In exercising the jurisdiction conferred by this Act, the Court may exercise at the same time any of its other civil jurisdiction, whether statutory or otherwise, and all powers incidental thereto.

[Emphasis added]

[16] The meaning of this provision is plain. When exercising its admiralty jurisdiction, the Court has a concurrent civil jurisdiction. S3(2) has no statutory counterpart in England or Australia. However, the English common law has long recognised this concurrent jurisdiction (The Cheapside (1904) AC 339). In JE Dennis Ltd v "The Steel Mariner" (AD1/95, Rotorua Registry, 11 August 1997) Paterson J held at p4 that s 3(2) empowers a Judge to hear two causes of action based separately in the admiralty and civil jurisdictions.

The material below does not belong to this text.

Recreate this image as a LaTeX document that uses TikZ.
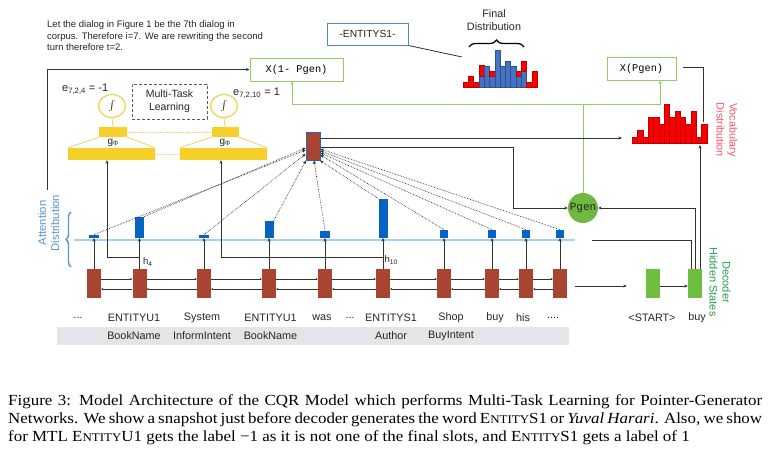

[17] The provisions of s 4(1) are not a proscriptive or exclusive code. The Court's "other civil jurisdiction" vested by s 3(2) includes its power to determine Hally's claims in contract, bailment and negligence pleaded in personam against Danzas. R3 High Court Rules defines a proceeding as:

Any application to the Court for the exercise of the civil jurisdiction of the Court other than an interlocutory application.

[Emphasis added]

[18] When filing its statement of claim on 12 December 2001 Hally had applied to the Court to exercise its civil jurisdiction. Part 14 High Court Rules governs admiralty practice. Significantly, though, R766 states that:

The provisions of other Parts of these rules, and the general practice of the Court, apply where this Part applies except so far as they are modified by or inconsistent with the Act or this Part.

[19] Accordingly, on 21 December 2001 this Court had jurisdiction to try Hally's claim and enter judgment in accordance with Part 5, High Court Rules governing the disposal of proceedings. In particular, s 3(2) empowered it to determine Hally's claim for damage to the cargo on all causes of action, and to enter judgment for a sum of money. For these reasons I am satisfied that, in terms of Article 29(1), Hally brought a valid action against Danzas on 12 December 2001, within two years of the date of damage to its press.

(2) Registrar's Jurisdiction

[20] Second, or alternatively, Mr Mercer erred in misconstruing the concept of jurisdiction. Mr Mercer's argument centred on the Registrar's conduct. His powers are administrative, to be performed in accordance with the law. In this context his authority is limited to the power to issue a notice of proceeding, providing that it complies with the relevant statutory and regulatory requirements.

[21] S9 Admiralty Act describes the Registrar's functions and powers in this way:

(1) Every Registrar of the High Court shall have and exercise the functions and powers of the Admiralty Registrar and Marshal for the purpose of this Act and any rules made hereunder.

(2) The Registrar shall execute, by himself or by his appointed officers or agents, all instruments issued from the Court which are addressed to him, and shall make returns thereof.

[22] Mr Mercer did not suggest that the Registrar acted outside his functions and powers in issuing Hally's notice of proceeding pursuant to the authority vested by s 9(2). The notice was in the form required by R769. In particular, it was endorsed with a concise statement of the nature of the claim, the relief and remedy required, and the amount claimed. It gave appropriate directions to the defendants for entering an appearance.

[23] In my judgment Mr Mercer's argument that the Registrar had no jurisdiction to issue the proceeding because the Court would not have had jurisdiction to determine the claim in admiralty under s 4(1)(g) or (h) is a non-sequitur. It confuses discrete fields of jurisdiction. The Registrar did not fulfil an adjudicative function when signing the notice of proceeding. He was not empowered at any stage to evaluate whether or not the claim fell within s 4(1)(g) or (h) or its prospects of success. Only the Judge would have jurisdiction to determine those questions at trial. However, as the proceeding is now within the Court's general civil jurisdiction, neither he nor she will ever be called upon for that purpose.

[24] It must follow that the proceeding was lawfully commenced and was valid when Nicholson J made an order on 28 February 2002 transferring it to the general civil jurisdiction.

[25] Accordingly, I grant Hally's application to set aside Danzas' notice of appearance under protest to jurisdiction dated 19 December 2002. Hally is also entitled to costs to be fixed according to category 2B.